The Earthling

The China Syndrome

All eyes were on Russia yesterday as President Bush announced that the United States is withdrawing from the Anti-Ballistic Missile Treaty to pursue its missile-defense program unfettered. How would the Kremlin react? Withhold support in the war against terrorism? Withdraw from other arms-control treaties, as it once threatened? Nope. Vladimir Putin accepted the fait accompli with only mild protest. The administration called his reaction “very encouraging.” Another American foreign policy triumph!

Unfortunately, Russia was never the country to worry about anyway. As Putin pointed out, Russia’s missiles could swamp the missile-defense system now planned, so Russia needn’t fear America’s using the shield in conjunction with an offensive strike. China is another story. With only a handful of ICBMs, it has theoretical cause for concern. It also has two other things the Russian government doesn’t have right now: ample suspicion of the United States and enough money to salve that suspicion by building lots of nuclear missiles.

The administration has long known this. In fact, a few months ago, the New York Times reported that Bush had decided to drop all resistance to China’s nuclear modernization program in exchange for China’s accepting his missile-defense plans. (Subsequent administration “clarifications” failed to refute the thrust of the Times reporting.)

At the time, this decision didn’t seem glaringly, spectacularly stupid, because “at the time” was before Sept. 11. Since 9/11, one would think, there might have been a re-evaluation.
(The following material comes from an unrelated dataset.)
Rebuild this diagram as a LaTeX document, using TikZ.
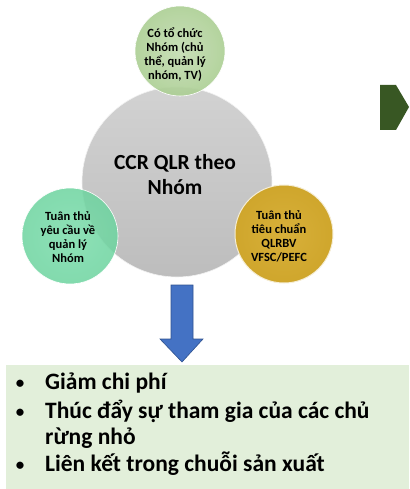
\documentclass[tikz,border=0pt]{standalone}
\usepackage{fontspec}
\setmainfont{Carlito}
\definecolor{bigGray}{HTML}{BDBDBD}
\definecolor{bigGrayTop}{HTML}{D2D2D2}
\definecolor{sage}{HTML}{ABCE93}
\definecolor{sageIn}{HTML}{C3DCB1}
\definecolor{mint}{HTML}{6CD49F}
\definecolor{mintIn}{HTML}{7ADBAA}
\definecolor{gold}{HTML}{CFA62C}
\definecolor{goldIn}{HTML}{D8B03A}
\definecolor{arrowBlue}{HTML}{4472C4}
\definecolor{arrowEdge}{HTML}{2F528F}
\definecolor{darkGreen}{HTML}{385723}
\definecolor{boxGreen}{HTML}{E2EFDA}
\tikzset{
  bubble/.style={circle, inner sep=0pt, draw=white, line width=0.6pt},
  smalltxt/.style={font=\bfseries\fontsize{12.5}{14}\selectfont, align=center, text=black},
  bigtxt/.style={font=\bfseries\fontsize{21.5}{25}\selectfont, align=center, text=black},
  itemtxt/.style={font=\bfseries\fontsize{23.5}{27}\selectfont, anchor=base west, inner sep=0pt, text=black},
  bullettxt/.style={font=\bfseries\fontsize{17}{20}\selectfont, anchor=base, inner sep=0pt, text=black},
}
\begin{document}
\begin{tikzpicture}[x=1pt,y=-1pt]
\useasboundingbox (0,0) rectangle (409,489);
% big circle
\node[bubble, minimum size=190pt, top color=bigGrayTop, bottom color=bigGray, draw=white!90!gray] (core) at (177,182) {};
\node[bigtxt] (coretxt) at (175,175) {CCR QLR theo\\Nhóm};
% top circle
\node[bubble, minimum size=90pt, inner color=sageIn, outer color=sage, fill opacity=0.9] (top) at (180,51) {};
\node[smalltxt] (toptxt) at (175,55) {Có tổ chức\\Nhóm (chủ\\thể, quản lý\\nhóm, TV)};
% left circle
\node[bubble, minimum size=96pt, inner color=mintIn, outer color=mint, fill opacity=0.85] (left) at (70,236) {};
\node[smalltxt] (lefttxt) at (68,237) {Tuân thủ\\yêu cầu về\\quản lý\\Nhóm};
% right circle
\node[bubble, minimum size=98pt, inner color=goldIn, outer color=gold, draw=white!80!gold, line width=1pt] (right) at (284,234) {};
\node[smalltxt] (righttxt) at (279,236) {Tuân thủ\\tiêu chuẩn\\QLRBV\\VFSC/PEFC};
% dark green pentagon
\fill[darkGreen] (380,85) -- (396,85) -- (409,107) -- (396,130) -- (380,130) -- cycle;
% result box
\node[draw=none, fill=boxGreen, minimum width=403pt, minimum height=124pt, anchor=north west, inner sep=0pt] (result) at (6,365) {};
% blue arrow
\filldraw[fill=arrowBlue, draw=arrowEdge, line width=0.6pt] (171,285) -- (193,285) -- (193,339) -- (203,339) -- (182,362) -- (160,339) -- (171,339) -- cycle;
% items
\node[bullettxt] (b1) at (20,388) {•};
\node[itemtxt] (t1) at (45,389) {Giảm chi phí};
\node[bullettxt] (b2) at (20,417) {•};
\node[itemtxt] (t2) at (45,418) {Thúc đẩy sự tham gia của các chủ};
\node[itemtxt] (t3) at (45,444) {rừng nhỏ};
\node[bullettxt] (b3) at (20,470) {•};
\node[itemtxt] (t4) at (45,471) {Liên kết trong chuỗi sản xuất};
\end{tikzpicture}
\end{document}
After all, preventing terrorists from getting a hold of weapons-grade nuclear materials has shot to the upper regions of our priority list. And there clearly is some correlation between the amount of nuclear-weapons development in the world and the chances of terrorists doing this.

But can’t we trust China’s Communist Party to keep its weapons program under tight control? Isn’t control the one thing authoritarian governments are good at? You might have said the same thing about the Soviet Union 20 years ago. Then—poof!—things fell apart. And God knows China is entering a period of stress. Membership in the World Trade Organization will impel economic liberalization that is long-run auspicious but short-run dicey. Meanwhile, those Muslims in China’s west won’t get any less restive as the evolution of information technology continues its ongoing empowerment of subnational groups.

Leaving aside what happens in China, there is the much-discussed scenario in which a Chinese nuclear buildup leads to an Indian buildup, hence a Pakistani buildup, and so on. And, since 9/11, the prospect of more weapons-grade materials floating around in the Pakistani vicinity hasn’t grown more appealing.

The other big post-9/11 problem with missile defense is the sheer diversion of resources. In the end, this system is going to cost hundreds of billions of dollars. And 9/11 has given us lots of good rival candidates for money and energy, ranging from top-flight airport security to radically boosted global spying capacities to the sort of “nation building” that might change places like Somalia from terrorist hideouts to policeable states.

Given all the above, how does the Bush administration persist in its quest for missile defense in the wake of 9/11? Simple—just assert that 9/11 actually underscored the need for missile defense. “As the events of September the 11th made all too clear,” Bush said yesterday, the greatest threats to America come “from terrorists who strike without warning, or rogue states who seek weapons of mass destruction.”

Um, could you run the “rogue states” part by me again? I agree that their seeking weapons of mass destruction is a big problem. But the problem is their giving the weapons to terrorists, not their sending the weapons over on a missile, with a return address. Indeed, if there was ever any doubt in Saddam Hussein’s mind about how launching a nuclear strike would affect his life expectancy, the war in Afghanistan has presumably dispelled it. And as for that keystone of missile-defense logic—that some offbeat national leader like Hussein might actually welcome dying in a retaliatory strike—9/11 and its aftermath have only confirmed the principle that martyrdom is something political leaders encourage but don’t indulge in; pawns like Mohammed Atta immolate themselves, while alpha males like Osama Bin Laden and Mullah Omar head for the hills. (Bin Laden could yet choose spectacular suicide if the alternative is getting killed ingloriously by an Afghan soldier, but the fact that he bothered to assassinate Northern Alliance leader Ahmad Shah Massoud before downing the twin towers indicates that he planned on surviving the blowback.)

I’ve argued in another context that the alleged conversion of George Bush from “unilateralist” to “multilateralist” has been greatly exaggerated. Yesterday’s ABM announcement casts the conversion story into further doubt, a point made by Charles Krauthammer in this morning’s Washington Post (though Bush’s continued unilateralism, of course, puts Krauthammer in a rather more festive mood  than it puts me in).

But, wait! The Bush administration said yesterday that it would engage Chinese leaders in high-level talks to soothe their fears about American intentions. Maybe this last-minute burst of multilateralism can head off an Asian arms race! Maybe so—but there was a simpler, cheaper, and better way to do that.